The case in point: A death notice we came across for a certain Gastone Nardo. Strangely, this is someone I also knew (a little, and very late. Like, I met him twice.) He was the gondola-maker at the Squero San Trovaso when I came to Venice, and I was invited to a boat-launching there one freezing February day. That’s the most I can say about him on my own account. But of course Lino knows more.
“Well,” Lino said, “he wasn’t always a squerariol (boatbuilder). He came from a family of pegoloti.” “Pegola” is Venetian for “pitch,” not as in baseballs but as in scorching hot tar, which was the immemorial way to water- and shipworm-proof boats until the middle of the last century. Knowing how to handle, and apply, boiling pitch to the hull of a boat is probably not something you’d learn as a weekend hobby; it was certainly an important craft. But you can understand that a pegoloto was several hundred rungs below squerariol, so I admire him intensely for having undertaken to learn how to build gondolas. Working your way up from chopping lettuce at Quiznos to chef at the Restaurant Le Meurice is one thing, but it isn’t much easier working up from a searing cauldron of pine-derived hydrocarbons to constructing one of the great boats of the world. But he did it.
But just because nobody uses pitch anymore doesn’t mean it has left Venice altogether — it lives on in a very common daily phrase which is almost as useful as the stuff itself. It’s a verb, actually: “impegolar” (im-pegh-o-YAR), to metaphorically cover with pitch, to cleverly entrap somebody in a way that a tiptoeing saber-toothed tiger at La Brea would perfectly understand.
I’ve never heard it used by someone admitting to having committed this act on someone else — it’s always been the person who has been deviously empitched who will say it. Life in Venice, and anywhere else, still offers far too many opportunities to use this expression. Generous, well-meaning, let-there-be-peace-and-let-it-begin-with-me people are fated to walk right into somebody’s loaded tarbrush.
A perfect example of this phenomenon happened to Lino years ago at the hands of his late brother-in-law, Sergio; they were two guys who have rarely, if ever, been known to block out a cry for help. Sergio, especially, was famed across campi and campielli as one of the best-natured men ever to walk the earth, so of course he was exploited. But he didn’t go alone.
One day he agreed to help some neighbor carry “a table and four chairs” downstairs and transport them to an apartment on what was virtually the street next door. Keep “four chairs” and “street next door” firmly in mind.
A boat was needed. Lino had a small boat. Would Lino help him fulfill this modest and glowing-with-goodness little project? Of course Lino would.
And of course Lino and Sergio found themselves “impegolai” in a gigantic moving project that lasted two whole days, schlepping chairs, tables, huge plants in massive clay pots, a divan, credenza, and all the kitchen furnishings including the stove down four, or maybe it was five, flights of stairs. Moving Day! Meanwhile, the beneficiary of this effort, the man of the house, lay peacefully sleeping in bed, and they were even cautioned to work quietly so as not to disturb him. Naturally this apartment was on the top floor of the building.

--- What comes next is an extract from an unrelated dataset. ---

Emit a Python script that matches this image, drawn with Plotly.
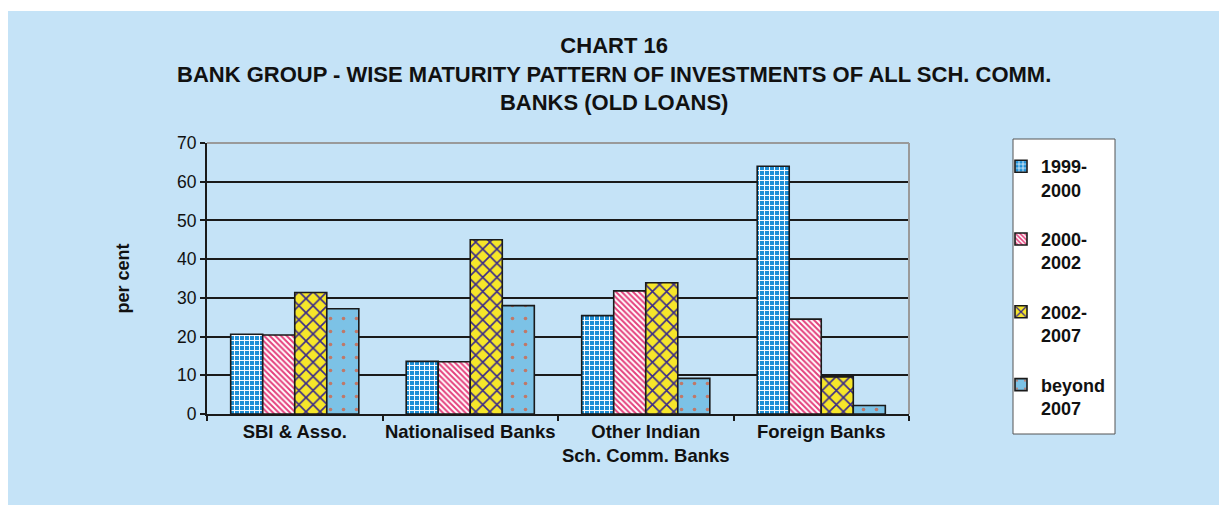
import plotly.graph_objects as go

# Bank groups and maturity buckets
categories = ["SBI & Asso.", "Nationalised Banks", "Other Indian<br>Sch. Comm. Banks", "Foreign Banks"]
series_names = ["1999-<br>2000", "2000-<br>2002", "2002-<br>2007", "beyond<br>2007"]

val_1999_2000 = [20.6, 13.6, 25.4, 64.0]
val_2000_2002 = [20.4, 13.5, 31.8, 24.5]
val_2002_2007 = [31.4, 45.0, 33.9, 9.6]
val_beyond_2007 = [27.2, 28.0, 9.2, 2.2]

y_ticks = [0, 10, 20, 30, 40, 50, 60, 70]

W, H = 1219, 505
L, R, T, B = 207, 310, 143, 91
PW, PH = W - L - R, H - T - B
BG = "#C5E3F7"
FONT = "Liberation Sans, Arial"


def px_x(x):
    return (x - L) / PW


def px_y(y):
    return (H - B - y) / PH


styles = [
    dict(bgcolor="#1E8FD6", fgcolor="#FFFFFF", shape="+", size=5, solidity=0.35),
    dict(bgcolor="#FFFFFF", fgcolor="#E4407C", shape="\\", size=4, solidity=0.5),
    dict(bgcolor="#F6E62A", fgcolor="#3A2A8A", shape="x", size=10, solidity=0.3),
    dict(bgcolor="#7CC2E6", fgcolor="#C07868", shape=".", size=13, solidity=0.06),
]

values = [val_1999_2000, val_2000_2002, val_2002_2007, val_beyond_2007]

fig = go.Figure()
for i, (name, vals, st) in enumerate(zip(series_names, values, styles)):
    fig.add_trace(go.Bar(
        x=categories, y=vals, name=f"<b>{name}</b>", legendgroup=f"g{i}",
        marker=dict(color=st["bgcolor"], line=dict(color="#1A1A1A", width=1.6),
                    pattern=dict(fillmode="replace", **st)),
    ))

title_text = ("<b>CHART 16<br>"
              "BANK GROUP - WISE MATURITY PATTERN OF INVESTMENTS OF ALL SCH. COMM.<br>"
              "BANKS (OLD LOANS)</b>")
annotations = [
    dict(text=title_text, x=px_x(614), y=px_y(74), xref="paper", yref="paper",
         xanchor="center", yanchor="middle", align="center", showarrow=False,
         font=dict(family=FONT, size=22, color="#111111"))
]

shapes = [
    # light blue backdrop
    dict(type="rect", xref="paper", yref="paper", x0=px_x(8), x1=px_x(W), y0=px_y(H), y1=px_y(11),
         fillcolor=BG, line=dict(width=0), layer="below"),
    # legend box
    dict(type="rect", xref="paper", yref="paper", x0=px_x(1013), x1=px_x(1115), y0=px_y(434), y1=px_y(139),
         fillcolor="#FFFFFF", line=dict(color="#555555", width=1), layer="below"),
    # grey frame on top and right of plot area
    dict(type="line", xref="paper", yref="paper", x0=0, x1=1, y0=1, y1=1,
         line=dict(color="#9A9A9A", width=2), layer="above"),
    dict(type="line", xref="paper", yref="paper", x0=1, x1=1, y0=0, y1=1,
         line=dict(color="#9A9A9A", width=2), layer="above"),
]

fig.update_layout(
    width=W, height=H,
    margin=dict(l=L, r=R, t=T, b=B, autoexpand=False),
    paper_bgcolor="#FFFFFF", plot_bgcolor=BG,
    font=dict(family=FONT, color="#111111"),
    barmode="group", bargap=0.27, bargroupgap=0.0,
    annotations=annotations, shapes=shapes,
    legend=dict(x=px_x(1001), y=px_y(148), xanchor="left", yanchor="top",
                traceorder="grouped", tracegroupgap=23, valign="top", maxheight=450,
                bgcolor="rgba(0,0,0,0)", borderwidth=0,
                font=dict(family=FONT, size=18, color="#111111")),
    xaxis=dict(showline=True, linecolor="#1A1A1A", linewidth=2, ticks="outside", tickson="boundaries",
               ticklen=5, tickcolor="#1A1A1A", tickwidth=1.5, tickangle=0, automargin=False,
               tickfont=dict(family=FONT, size=18.5, color="#111111"),
               tickprefix="<b>", ticksuffix="</b>", showgrid=False),
    yaxis=dict(range=[0, 70], tickvals=y_ticks, showline=True, linecolor="#1A1A1A", linewidth=2,
               ticks="outside", ticklen=5, tickcolor="#1A1A1A", tickwidth=1.5, automargin=False,
               showgrid=True, gridcolor="#1A1A1A", gridwidth=1.6, zeroline=False,
               tickfont=dict(family=FONT, size=17.5, color="#111111"),
               title=dict(text="<b>per cent</b>", standoff=43,
                          font=dict(family=FONT, size=18, color="#111111"))),
)

fig.write_html("out.html")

And all of this cargo had to carried into the new apartment, naturally, including the bed which was available after the man of the house had awakened (not because of any random noise by the trio of movers), and gone out to do something else, thoughtfully getting out of their way.

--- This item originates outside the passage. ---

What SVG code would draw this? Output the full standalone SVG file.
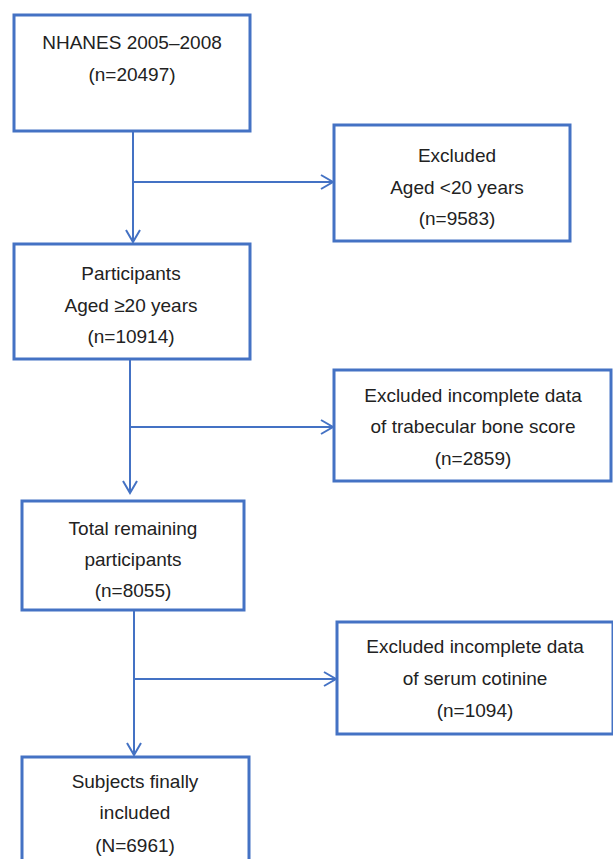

Do not think that finding yourself impegola‘ once means it will never happen again, because the trick is that these projects always start small (“four chairs”). So one time the parish asked Sergio if he’d carry away “a few packages” of old newspapers to be recycled. Yes, even in those long-ago days paper was usefully disposed of at a macero (a pulping mill) in Campo San Silvestro where a trendy little bar-cafe is now lounging around. Boat needed, with Lino, though only for half of the project.
By now I don’t have to say that the “few packages” turned out to be towers of stacked newspapers requiring many roundtrips. But these things never happen on a boring Saturday afternoon when you literally have nothing to do. In this case, it was the Saturday of the Redentore, which sort of a summertime version of Christmas Eve, if you want some comparison between the importance of what you’re doing and what the family expects you to be doing.

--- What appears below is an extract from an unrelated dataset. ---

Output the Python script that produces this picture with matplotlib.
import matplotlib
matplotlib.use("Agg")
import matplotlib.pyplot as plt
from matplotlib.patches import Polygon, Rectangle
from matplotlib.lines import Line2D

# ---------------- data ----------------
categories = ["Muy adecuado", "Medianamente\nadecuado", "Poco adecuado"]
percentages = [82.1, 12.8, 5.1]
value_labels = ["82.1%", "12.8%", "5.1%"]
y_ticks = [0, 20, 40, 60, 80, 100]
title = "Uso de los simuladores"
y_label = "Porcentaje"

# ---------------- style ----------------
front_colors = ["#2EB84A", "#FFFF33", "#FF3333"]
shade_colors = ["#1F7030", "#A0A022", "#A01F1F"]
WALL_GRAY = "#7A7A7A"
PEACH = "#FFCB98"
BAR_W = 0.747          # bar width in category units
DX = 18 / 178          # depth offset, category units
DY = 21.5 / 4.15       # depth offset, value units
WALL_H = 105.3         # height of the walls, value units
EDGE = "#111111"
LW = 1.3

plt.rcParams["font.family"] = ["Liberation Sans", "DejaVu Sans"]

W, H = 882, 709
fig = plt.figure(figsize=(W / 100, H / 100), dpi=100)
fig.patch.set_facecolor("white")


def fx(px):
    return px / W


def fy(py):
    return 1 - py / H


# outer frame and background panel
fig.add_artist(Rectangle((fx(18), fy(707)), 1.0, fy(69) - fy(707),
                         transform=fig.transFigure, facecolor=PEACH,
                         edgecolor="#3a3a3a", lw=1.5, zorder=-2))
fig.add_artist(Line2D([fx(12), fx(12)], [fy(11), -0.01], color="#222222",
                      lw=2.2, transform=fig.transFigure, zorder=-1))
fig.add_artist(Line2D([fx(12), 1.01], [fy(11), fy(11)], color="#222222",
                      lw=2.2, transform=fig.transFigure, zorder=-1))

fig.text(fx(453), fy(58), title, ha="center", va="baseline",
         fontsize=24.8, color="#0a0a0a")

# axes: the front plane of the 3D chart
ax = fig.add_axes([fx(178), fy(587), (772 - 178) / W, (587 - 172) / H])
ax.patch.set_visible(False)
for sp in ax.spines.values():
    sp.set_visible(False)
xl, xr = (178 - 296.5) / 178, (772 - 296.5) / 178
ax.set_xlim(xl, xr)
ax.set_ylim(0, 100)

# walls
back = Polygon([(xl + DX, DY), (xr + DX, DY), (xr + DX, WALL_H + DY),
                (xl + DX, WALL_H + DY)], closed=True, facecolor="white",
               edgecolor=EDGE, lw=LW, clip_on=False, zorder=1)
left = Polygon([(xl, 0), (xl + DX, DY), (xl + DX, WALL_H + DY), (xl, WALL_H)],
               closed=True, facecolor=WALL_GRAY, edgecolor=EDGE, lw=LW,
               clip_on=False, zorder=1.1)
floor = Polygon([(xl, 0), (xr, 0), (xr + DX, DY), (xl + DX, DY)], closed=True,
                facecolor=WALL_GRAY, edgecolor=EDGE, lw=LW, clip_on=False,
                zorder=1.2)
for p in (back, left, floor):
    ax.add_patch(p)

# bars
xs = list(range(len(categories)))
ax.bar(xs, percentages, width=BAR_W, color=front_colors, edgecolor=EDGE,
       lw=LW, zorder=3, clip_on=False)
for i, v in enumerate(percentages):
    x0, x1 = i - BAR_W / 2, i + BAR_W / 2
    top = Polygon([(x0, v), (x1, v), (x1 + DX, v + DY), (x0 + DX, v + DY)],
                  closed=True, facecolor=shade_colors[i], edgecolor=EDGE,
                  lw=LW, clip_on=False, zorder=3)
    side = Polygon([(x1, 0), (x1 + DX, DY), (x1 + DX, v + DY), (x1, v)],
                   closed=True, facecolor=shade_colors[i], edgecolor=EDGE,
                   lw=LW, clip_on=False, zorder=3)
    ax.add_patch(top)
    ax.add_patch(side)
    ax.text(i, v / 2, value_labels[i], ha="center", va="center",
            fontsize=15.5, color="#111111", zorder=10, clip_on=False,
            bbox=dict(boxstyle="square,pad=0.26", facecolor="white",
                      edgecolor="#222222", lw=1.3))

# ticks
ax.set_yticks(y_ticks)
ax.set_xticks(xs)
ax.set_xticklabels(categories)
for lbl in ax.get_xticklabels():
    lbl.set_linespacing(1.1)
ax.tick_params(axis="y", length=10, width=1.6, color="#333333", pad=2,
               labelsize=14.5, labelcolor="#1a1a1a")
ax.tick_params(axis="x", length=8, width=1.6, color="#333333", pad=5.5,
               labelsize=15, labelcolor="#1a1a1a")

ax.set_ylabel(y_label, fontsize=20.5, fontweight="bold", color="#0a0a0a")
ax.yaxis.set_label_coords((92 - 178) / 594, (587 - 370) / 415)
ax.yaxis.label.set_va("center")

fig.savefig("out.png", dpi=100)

So instead of preparing his boat for the evening’s festivities (eating, drinking, hanging out with other boat-borne friends, watching fireworks), Lino was rowing his boat around half of Venice again and again to help out Sergio because Sergio said he’d help out the parish. Why that particular day and not the following Monday? Because otherwise it would have been convenient, and if you find yourself impegola‘ it’s precisely because the activity involved cannot be postponed and it must be at the least convenient moment and because only you can accomplish it.
To be fair, Sergio’s Redentore was also twisted out of shape, because that’s the world that people with hearts of gold inhabit. Beautiful, true, but completely tacky with pitch.